The Much(?) Anticipated Return of Caprica
While I am perhaps in the minority in thinking that Battlestar Galactica actually capped its story nicely, my thirst for anything Battlestar meant I also didn’t mind SyFy announcing a prequel spin-off to restart the flow of content. Simply put, I was exactly the built-in, guaranteed audience that likely fueled SyFy’s interest in Caprica.
This is why I was shocked to receive a reminder about this Antenna post I’d promised about the mid-season return of Caprica and then to have asked myself, “oh, is that tonight?” Sure, I’ve been busy. But I’ve been busy before, and Battlestar viewing was always something I met with great anticipation. Whether separated by hours or days, viewed “live” or in DVD marathons, the space between episodes was consistently filled with excitement and build up, causing my internal clock to keep a constant countdown until my next Battlestar appointment. That clock, apparently, has ceased to run for Caprica.
I don’t think it’s because Caprica is a bad show, necessarily. Sure, this mid-season premiere could have been better. The previous cliffhanger left the fates of Amanda and Zoe in the air, and this episode teased at their deaths without directly confronting them: an obvious fake-out confirmed by the last minute reveal of their survival. Joseph Adama’s seemingly complete embrace of a criminal lifestyle (rather than tenuously negotiating it as a lawyer) makes him a far less interesting character in my eyes. And the Gemenese clergy costumes looked too much borrowed from a Vulcan monastery to match Caprica’s more grounded textural palette. But there was a lot of great stuff going on too. The virtual representation of a terror attack at a Caprica Buccaneers game was not only chilling, but also gave needed meaning to Clarice’s long-promised “apotheosis,” granting her character new purpose and heft. Seeing that Tomas Vergis had taken over Daniel Greystone’s company between episodes to put the Cylons into production advanced the well-played personal and corporate conflict between the two tycoons, all while generating a sense of inevitable dread. It’s not clear how this conflict will resolve, but Battlestar fans know the stakes involve an army of robots destined to wipe out both sides. The whole premise of the series, and its greatest strength, is anticipation of certain societal ruin.

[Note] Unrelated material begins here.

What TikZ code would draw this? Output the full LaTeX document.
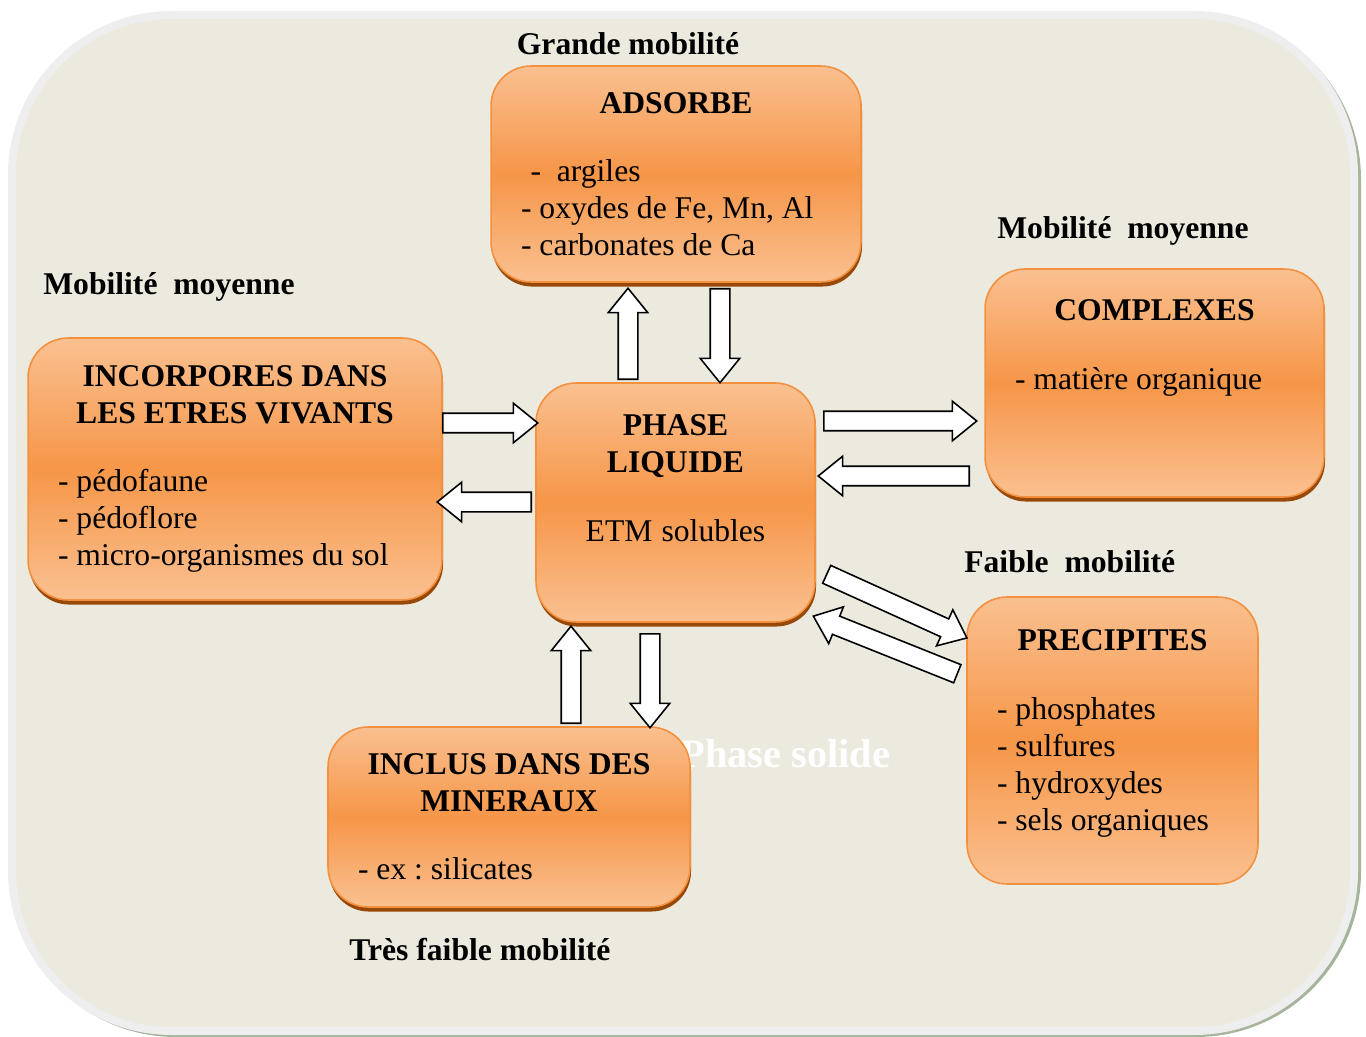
\documentclass[tikz,border=0pt]{standalone}
\usepackage{fontspec}
\setmainfont{Liberation Serif}
\usetikzlibrary{positioning,shapes.arrows,shadows}

\definecolor{fond}{RGB}{236,233,223}
\definecolor{cadre}{RGB}{238,238,238}
\definecolor{ombrefond}{RGB}{165,180,155}
\definecolor{orclair}{RGB}{250,192,144}
\definecolor{orfonce}{RGB}{246,150,72}
\definecolor{orbord}{RGB}{244,145,62}
\definecolor{ombre}{RGB}{152,72,7}

\frenchspacing
% espaces naturels de la fonte (align= les elargit)
\newcommand{\boxtitle}[1]{\spaceskip=0pt\relax\xspaceskip=0pt\relax
  {\centering\bfseries #1\par}\vspace{18pt}}
\newcommand{\padbottom}[1]{\par\vspace{#1}\null}

\tikzset{
  bloc/.style={rectangle, rounded corners=0.8cm, draw=orbord, line width=0.9pt,
    top color=orclair, bottom color=orclair, middle color=orfonce,
    inner xsep=0.6cm, inner ysep=0pt, align=left,
    font=\fontsize{18}{21}\selectfont\frenchspacing},
  ombrage/.style={drop shadow={shadow xshift=0.6pt, shadow yshift=-2.6pt,
    fill=ombre, opacity=1}},
  flux/.style={single arrow, draw=black, fill=white, line width=0.9pt,
    inner xsep=0pt, inner ysep=0.18cm, single arrow head extend=0.2cm,
    single arrow tip angle=78, single arrow head indent=0pt, anchor=tail},
  mob/.style={font=\fontsize{18}{21}\selectfont\bfseries, inner sep=0pt}
}

\begin{document}
\begin{tikzpicture}[x=0.02cm, y=-0.02cm]
  \useasboundingbox (0,0) rectangle (1366,1037);
  % fond
  \fill[ombrefond, rounded corners=3.3cm] (11,14) rectangle (1361,1037);
  \draw[cadre, fill=fond, line width=0.16cm, rounded corners=3.2cm] (12,15) rectangle (1354,1031);
  \node[font=\fontsize{23}{26}\selectfont\bfseries, text=white, anchor=base west, inner sep=0pt] (ps) at (680,767) {Phase solide};

  % blocs
  \node[bloc, ombrage, text width=6.2cm, minimum height=4.32cm] (ads) at (676,174)
    {\boxtitle{ADSORBE}\hspace*{0.3em}-~~argiles\\- oxydes de Fe, Mn, Al\\- carbonates de Ca};
  \node[bloc, ombrage, text width=7.08cm, minimum height=5.24cm] (incorp) at (235,469)
    {\boxtitle{INCORPORES DANS\\LES ETRES VIVANTS}- pédofaune\\- pédoflore\\- micro-organismes du sol};
  \node[bloc, ombrage, align=center, text width=4.38cm, minimum height=4.78cm] (liq) at (675.5,502.5)
    {\boxtitle{PHASE\\LIQUIDE}ETM solubles\padbottom{7pt}};
  \node[bloc, ombrage, text width=5.58cm, minimum height=4.56cm] (compl) at (1154.5,383)
    {\boxtitle{COMPLEXES}- matière organique\padbottom{23pt}};
  \node[bloc, text width=4.62cm, minimum height=5.74cm] (precip) at (1112.5,740.5)
    {\boxtitle{PRECIPITES}- phosphates\\- sulfures\\- hydroxydes\\- sels organiques\padbottom{-9pt}};
  \node[bloc, ombrage, text width=6.04cm, minimum height=3.6cm] (incl) at (509,817)
    {\boxtitle{INCLUS DANS DES\\MINERAUX}- ex : silicates};

  % fleches (placees par leur queue)
  \node[flux, minimum height=1.82cm, rotate=90] (a1) at (628,380) {};
  \node[flux, minimum height=1.88cm, rotate=-90] (a2) at (720,288) {};
  \node[flux, minimum height=1.90cm] (a3) at (442,423) {};
  \node[flux, minimum height=1.88cm, rotate=180] (a4) at (532,502) {};
  \node[flux, minimum height=3.06cm] (a5) at (823,421) {};
  \node[flux, minimum height=3.02cm, rotate=180] (a6) at (970,476) {};
  \node[flux, minimum height=3.08cm, rotate=-24.4] (a7) at (826,574) {};
  \node[flux, minimum height=3.10cm, rotate=158.2] (a8) at (958,674) {};
  \node[flux, minimum height=1.94cm, rotate=90] (a9) at (571,724) {};
  \node[flux, minimum height=1.88cm, rotate=-90] (a10) at (650,633) {};

  % mobilite
  \node[mob, anchor=base] (l1) at (628,55) {Grande mobilité};
  \node[mob, anchor=base west] (l2) at (43,295) {Mobilité~~moyenne};
  \node[mob, anchor=base west] (l3) at (997,239) {Mobilité~~moyenne};
  \node[mob, anchor=base west] (l4) at (964,572) {Faible~~mobilité};
  \node[mob, anchor=base west] (l5) at (349,960) {Très faible mobilité};
\end{tikzpicture}
\end{document}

But I can’t have an internal, step-by-step countdown to robotic apocalypse if I have no idea when the next appointment in the countdown will be. At the unresolved moments between episodes and seasons when I should be feeling the most tension and anticipation, I actually feel the least, because I have no idea when or if that resolution might be coming. Despite the series having premiered in January, SyFy only aired the first half of the season and then waited several months until the summer to announce a return date. That return date was then slated for January 2011, and only last month bumped up to this week. I can’t help but feel my anticipation of this return would have been stronger if I’d seen the previous cliffhanger with some sense of how long I’d be waiting, so that I could invest in its dramatic tension on those terms with a target for resolution in mind. I can look forward to next week’s episode a little bit more, perhaps, and the week after that, but since SyFy hasn’t committed to a second season yet (and likely won’t by the end of the season), I fear I’ll reach another impasses when I’m asked to sustain anticipation and excitement indefinitely. Yes, this kind of scheduling did occur on occasion with Battlestar too—but it seems that SyFy has institutionalized the temporal uncertainty once necessitated by the writer’s strike.
That institutionalized uncertainty has stopped my ticking clock. Despite having a real fondness for the series and being part of the built-in, loyal audience it needs to survive on SyFy, I find this uncertain wait makes Caprica increasingly difficult for me to anticipate.